It’s a funny thing about the 21st century: Nearly all of us carry location trackers on us, voluntarily, every single place we go. They’re our phones, and we carry them with us when we shop, while we work, while we exercise, while we sleep, and even when we use the bathroom. And that leaves an incredibly valuable, intimate trail of location data that businesses use basically however they want. But as far as your legal rights are concerned, is that personal data actually private?
The Supreme Court agreed today to hear arguments in a case seeking to sort out exactly that question.
The case, Carpenter v United States, centers on a Michigan man, Timothy Carpenter, who was convicted of committing robberies around Detroit in 2011.
As part of that investigation, law enforcement obtained several months’ — 127 days — worth of cell phone location records on their suspect. Those records, the ACLU explains, held nearly 13,000 separate points of location data.
Even if you keep your phone’s GPS disabled, the device itself sends back approximate location data to your carrier based on which signal tower(s) it is able to reach. That data seemed to put the man in the general vicinity of several of the stores that were robbed.
MORE: Should Police Need a Warrant to Obtain Your Cellphone Location Data?
But Carpenter appealed his conviction to the Sixth Circuit, arguing that since law enforcement had not first obtained a search warrant for that phone location data, it was an invalid search in violation of his Fourth Amendment rights.
The court, however, ruled that since the information is basically metadata that has to exist as part of doing business, that it’s not yours and the cops don’t need a warrant.
“Those records say nothing about the content of any calls,” the Sixth Circuit ruled against Carpenter.
“Carriers necessarily track their customers’ phones across different cell-site sectors to connect and maintain their customers’ calls. And carriers keep records of these data to find weak spots in their network and to determine whether roaming charges apply, among other purposes. Thus, the cell-site data — like mailing addresses, phone numbers, and IP addresses — are information that facilitate personal communications, rather than part of the content of those communications themselves. The government’s collection of business records containing these data therefore is not a search.”
As Carpenter’s appeal to the Supreme Court noted, the existing case law on cell site location information (CSLI) so far is mixed to say the least.
His lawyers noted that “five courts of appeals to consider the Fourth Amendment status of historical CSLI have generated 18 separate majority, concurring, and dissenting opinions, highlighting the need for this Court to act.”
“Without guidance from this Court, a cell phone user cannot know the scope of his constitutional protection, nor can a policeman know the scope of his authority,” the petition added. “As law enforcement seeks ever greater quantities of location data and other sensitive digital records, the need for this Court to speak grows daily more urgent.”

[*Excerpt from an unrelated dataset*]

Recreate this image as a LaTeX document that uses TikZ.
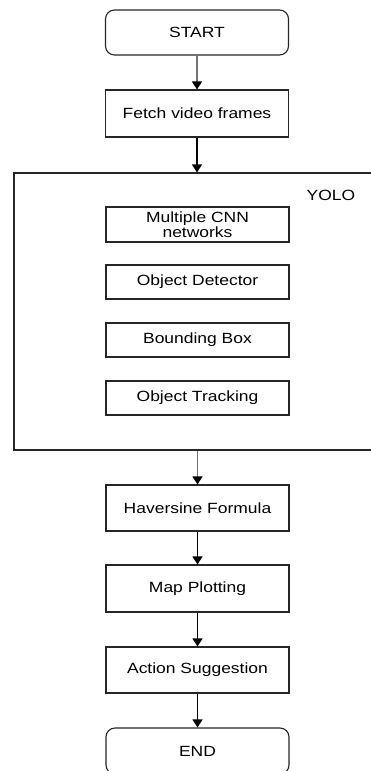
\documentclass[tikz,border=0pt]{standalone}
\usepackage{fontspec}
\setmainfont{Liberation Sans}[FakeStretch=1.18]
\usetikzlibrary{arrows.meta}
\begin{document}
\begin{tikzpicture}[x=1pt,y=-1pt,
  every node/.style={font=\fontsize{14.8}{15.5}\selectfont},
  procbox/.style={draw=black!85,line width=1.1pt,minimum width=183pt,inner sep=0pt,align=center},
  termbox/.style={procbox,rounded corners=9pt},
  arr/.style={line width=1.3pt,-{Triangle[width=10pt,length=8pt,color=black]}},
  grayarr/.style={arr,draw=black!55}]
\useasboundingbox (0,0) rectangle (371,771);
\clip (0,0) rectangle (371,771);
\node[termbox,minimum height=45pt] (start) at (197,32.5) {START};
\node[procbox,minimum height=47pt] (fetch) at (197,113.5) {Fetch video frames};
\node[draw=black!85,line width=1.1pt,minimum width=358pt,minimum height=277pt,inner sep=0pt] (yolo) at (193,311.5) {};
\node (yololabel) at (331,195) {YOLO};
\node[procbox,minimum height=35pt] (cnn) at (197.5,224.5) {Multiple CNN\\networks};
\node[procbox,minimum height=34pt] (od) at (197.5,282) {Object Detector};
\node[procbox,minimum height=34pt] (bb) at (197.5,340) {Bounding Box};
\node[procbox,minimum height=34pt] (ot) at (197.5,398) {Object Tracking};
\node[procbox,minimum height=46pt] (hav) at (197.5,508) {Haversine Formula};
\node[procbox,minimum height=47pt] (map) at (197.5,588.5) {Map Plotting};
\node[procbox,minimum height=46pt] (act) at (197.5,670) {Action Suggestion};
\node[termbox,minimum height=46pt] (end) at (197.5,751) {END};
\draw[grayarr] (start.south) -- (fetch.north);
\draw[arr] (fetch.south) -- (fetch.south |- yolo.north);
\draw[grayarr] (hav.north |- yolo.south) -- (hav.north);
\draw[arr] (hav.south) -- (map.north);
\draw[arr] (map.south) -- (act.north);
\draw[arr] (act.south) -- (end.north);
\end{tikzpicture}
\end{document}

And that quantity is indeed vast. Several groups — including the Electronic Frontier Foundation, the Brennan Center for Justice at NYU School of Law, the Center for Democracy & Technology, the Constitution Project, and the National Coalition to Protect Civil Freedoms — filed an amicus brief in the case last year noting that AT&T and Verizon between them received 126,406 CSLI requests in 2015 and another 61,863 in just the first half of 2016. And for Verizon at least, the groups noted, roughly two-thirds of all requests were warrantless.
Carpenter’s is one of two related cases petitioners have asked the Court to hear. The Supreme Court has not accepted or rejected the other petition, Graham v United States, but whatever decision it returns in the Carpenter case will of course apply broadly to any case where CSLI data is sought.